**Material provided**
-=-=-

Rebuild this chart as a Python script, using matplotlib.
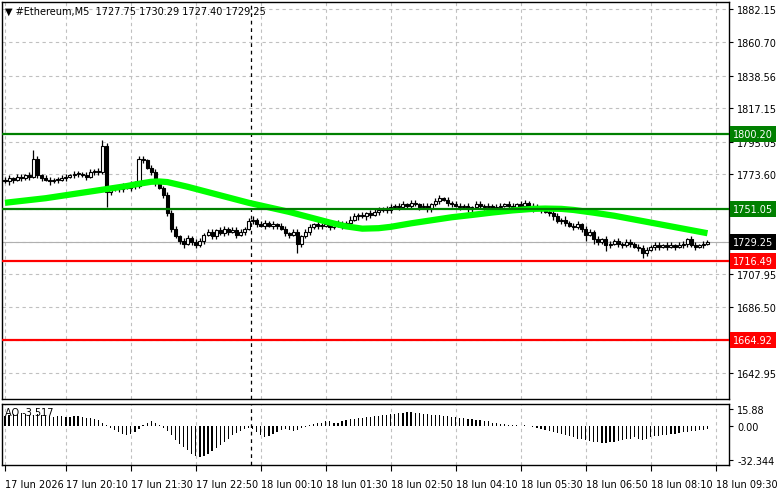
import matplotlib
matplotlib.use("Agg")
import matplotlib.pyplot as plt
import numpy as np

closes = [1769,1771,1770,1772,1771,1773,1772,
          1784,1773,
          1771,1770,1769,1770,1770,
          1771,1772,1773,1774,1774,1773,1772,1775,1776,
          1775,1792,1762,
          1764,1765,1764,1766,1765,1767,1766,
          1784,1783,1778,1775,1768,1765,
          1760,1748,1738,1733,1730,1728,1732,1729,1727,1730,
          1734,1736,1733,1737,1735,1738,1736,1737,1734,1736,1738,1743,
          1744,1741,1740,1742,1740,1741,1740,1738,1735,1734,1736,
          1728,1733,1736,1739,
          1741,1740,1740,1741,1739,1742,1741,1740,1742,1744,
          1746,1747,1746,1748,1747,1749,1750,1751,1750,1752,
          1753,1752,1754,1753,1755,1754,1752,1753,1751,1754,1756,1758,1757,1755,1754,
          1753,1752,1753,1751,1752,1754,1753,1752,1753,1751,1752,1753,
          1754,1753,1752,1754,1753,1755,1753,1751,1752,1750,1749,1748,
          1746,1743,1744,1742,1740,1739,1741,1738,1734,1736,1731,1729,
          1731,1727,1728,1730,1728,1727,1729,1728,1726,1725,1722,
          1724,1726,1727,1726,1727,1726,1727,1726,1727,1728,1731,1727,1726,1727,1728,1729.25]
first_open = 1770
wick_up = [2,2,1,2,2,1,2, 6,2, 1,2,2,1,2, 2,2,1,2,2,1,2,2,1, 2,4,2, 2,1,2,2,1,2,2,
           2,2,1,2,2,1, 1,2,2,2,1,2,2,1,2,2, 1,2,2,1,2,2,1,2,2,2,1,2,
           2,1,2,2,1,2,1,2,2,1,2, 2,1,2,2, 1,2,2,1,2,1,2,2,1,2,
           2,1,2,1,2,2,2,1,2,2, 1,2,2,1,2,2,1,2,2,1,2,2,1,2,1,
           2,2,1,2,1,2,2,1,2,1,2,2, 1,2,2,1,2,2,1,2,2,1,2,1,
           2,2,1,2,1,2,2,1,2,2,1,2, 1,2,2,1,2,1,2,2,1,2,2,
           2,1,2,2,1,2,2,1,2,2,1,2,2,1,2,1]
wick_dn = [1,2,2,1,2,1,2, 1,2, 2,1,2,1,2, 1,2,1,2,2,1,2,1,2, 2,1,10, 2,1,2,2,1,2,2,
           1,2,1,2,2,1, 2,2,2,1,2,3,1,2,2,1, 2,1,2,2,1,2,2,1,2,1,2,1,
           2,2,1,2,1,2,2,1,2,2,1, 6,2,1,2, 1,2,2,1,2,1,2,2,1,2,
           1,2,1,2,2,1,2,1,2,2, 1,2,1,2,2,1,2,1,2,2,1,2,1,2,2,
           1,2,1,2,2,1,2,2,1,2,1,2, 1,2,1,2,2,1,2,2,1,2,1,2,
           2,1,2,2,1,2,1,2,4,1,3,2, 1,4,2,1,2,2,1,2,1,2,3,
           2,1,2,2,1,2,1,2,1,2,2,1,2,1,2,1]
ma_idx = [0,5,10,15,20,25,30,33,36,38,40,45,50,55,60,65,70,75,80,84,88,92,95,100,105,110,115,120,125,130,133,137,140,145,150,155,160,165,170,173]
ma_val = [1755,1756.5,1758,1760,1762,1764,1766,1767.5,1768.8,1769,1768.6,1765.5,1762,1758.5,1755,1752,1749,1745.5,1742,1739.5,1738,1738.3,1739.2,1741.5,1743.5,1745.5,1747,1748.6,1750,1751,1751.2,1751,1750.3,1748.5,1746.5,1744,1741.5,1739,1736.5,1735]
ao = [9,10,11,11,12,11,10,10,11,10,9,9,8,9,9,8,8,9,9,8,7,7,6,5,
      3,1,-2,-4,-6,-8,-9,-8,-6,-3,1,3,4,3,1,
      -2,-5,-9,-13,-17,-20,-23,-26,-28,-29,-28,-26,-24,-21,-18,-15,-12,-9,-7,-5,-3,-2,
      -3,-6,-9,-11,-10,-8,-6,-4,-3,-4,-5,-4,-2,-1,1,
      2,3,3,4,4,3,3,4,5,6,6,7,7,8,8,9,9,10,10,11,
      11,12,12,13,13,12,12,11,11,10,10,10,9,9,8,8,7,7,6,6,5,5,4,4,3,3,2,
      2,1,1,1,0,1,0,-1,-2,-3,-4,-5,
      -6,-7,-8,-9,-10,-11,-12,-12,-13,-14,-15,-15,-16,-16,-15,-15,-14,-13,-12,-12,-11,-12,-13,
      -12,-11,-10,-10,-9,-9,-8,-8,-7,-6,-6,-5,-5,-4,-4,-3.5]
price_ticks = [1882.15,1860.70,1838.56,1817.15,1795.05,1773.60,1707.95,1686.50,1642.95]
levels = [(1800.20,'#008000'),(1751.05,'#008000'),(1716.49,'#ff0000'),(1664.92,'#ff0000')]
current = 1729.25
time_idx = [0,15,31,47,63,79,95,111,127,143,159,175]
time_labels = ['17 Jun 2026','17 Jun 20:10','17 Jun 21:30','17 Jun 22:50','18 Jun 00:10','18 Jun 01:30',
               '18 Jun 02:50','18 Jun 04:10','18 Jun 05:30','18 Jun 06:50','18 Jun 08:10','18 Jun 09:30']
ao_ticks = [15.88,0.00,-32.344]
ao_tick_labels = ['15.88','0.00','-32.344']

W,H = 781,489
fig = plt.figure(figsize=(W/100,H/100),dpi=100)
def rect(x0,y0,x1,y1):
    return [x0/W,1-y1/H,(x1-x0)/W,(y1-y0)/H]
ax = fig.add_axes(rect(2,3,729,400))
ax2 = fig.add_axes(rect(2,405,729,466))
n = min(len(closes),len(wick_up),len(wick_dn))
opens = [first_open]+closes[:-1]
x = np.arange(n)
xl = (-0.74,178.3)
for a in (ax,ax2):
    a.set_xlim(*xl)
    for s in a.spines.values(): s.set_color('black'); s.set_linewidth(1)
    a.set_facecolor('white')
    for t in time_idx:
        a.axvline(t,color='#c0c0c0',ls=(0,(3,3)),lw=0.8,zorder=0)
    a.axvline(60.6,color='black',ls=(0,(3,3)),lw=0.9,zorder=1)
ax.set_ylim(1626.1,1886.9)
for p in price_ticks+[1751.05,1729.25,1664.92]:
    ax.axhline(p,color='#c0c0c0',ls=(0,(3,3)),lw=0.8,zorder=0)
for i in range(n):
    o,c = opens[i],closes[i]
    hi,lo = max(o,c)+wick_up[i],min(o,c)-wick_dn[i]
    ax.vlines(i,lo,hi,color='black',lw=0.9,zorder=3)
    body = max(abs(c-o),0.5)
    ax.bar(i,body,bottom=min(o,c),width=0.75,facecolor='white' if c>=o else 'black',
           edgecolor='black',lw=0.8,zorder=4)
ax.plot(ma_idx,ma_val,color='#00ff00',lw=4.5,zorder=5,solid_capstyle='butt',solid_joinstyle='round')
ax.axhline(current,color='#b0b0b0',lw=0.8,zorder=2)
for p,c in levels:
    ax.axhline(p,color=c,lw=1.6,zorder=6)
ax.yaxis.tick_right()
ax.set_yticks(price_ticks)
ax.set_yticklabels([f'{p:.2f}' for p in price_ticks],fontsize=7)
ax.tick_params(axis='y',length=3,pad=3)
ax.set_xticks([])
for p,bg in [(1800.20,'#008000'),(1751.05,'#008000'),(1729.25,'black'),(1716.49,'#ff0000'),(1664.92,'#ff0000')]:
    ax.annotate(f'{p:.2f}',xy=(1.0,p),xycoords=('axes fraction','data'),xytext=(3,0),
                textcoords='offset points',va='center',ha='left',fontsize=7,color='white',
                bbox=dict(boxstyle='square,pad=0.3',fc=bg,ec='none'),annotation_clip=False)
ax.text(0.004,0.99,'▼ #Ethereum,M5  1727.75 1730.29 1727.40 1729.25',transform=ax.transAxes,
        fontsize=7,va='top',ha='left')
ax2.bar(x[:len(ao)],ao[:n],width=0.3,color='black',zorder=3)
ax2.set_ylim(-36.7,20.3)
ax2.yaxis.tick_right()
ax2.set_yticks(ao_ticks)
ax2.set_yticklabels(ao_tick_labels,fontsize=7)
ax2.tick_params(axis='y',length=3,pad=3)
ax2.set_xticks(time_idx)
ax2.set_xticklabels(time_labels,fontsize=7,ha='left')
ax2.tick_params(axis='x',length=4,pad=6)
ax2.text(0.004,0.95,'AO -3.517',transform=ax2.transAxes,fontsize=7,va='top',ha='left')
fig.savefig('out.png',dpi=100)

-=-=-

**Direction**
Reproduce exactly the run of lines that opens the listing and closes with the line holding "import numpy as np". Pictures are excluded.

**Finished exercise**
Rebuild this chart as a Python script, using matplotlib.
import matplotlib
matplotlib.use("Agg")
import matplotlib.pyplot as plt
import numpy as np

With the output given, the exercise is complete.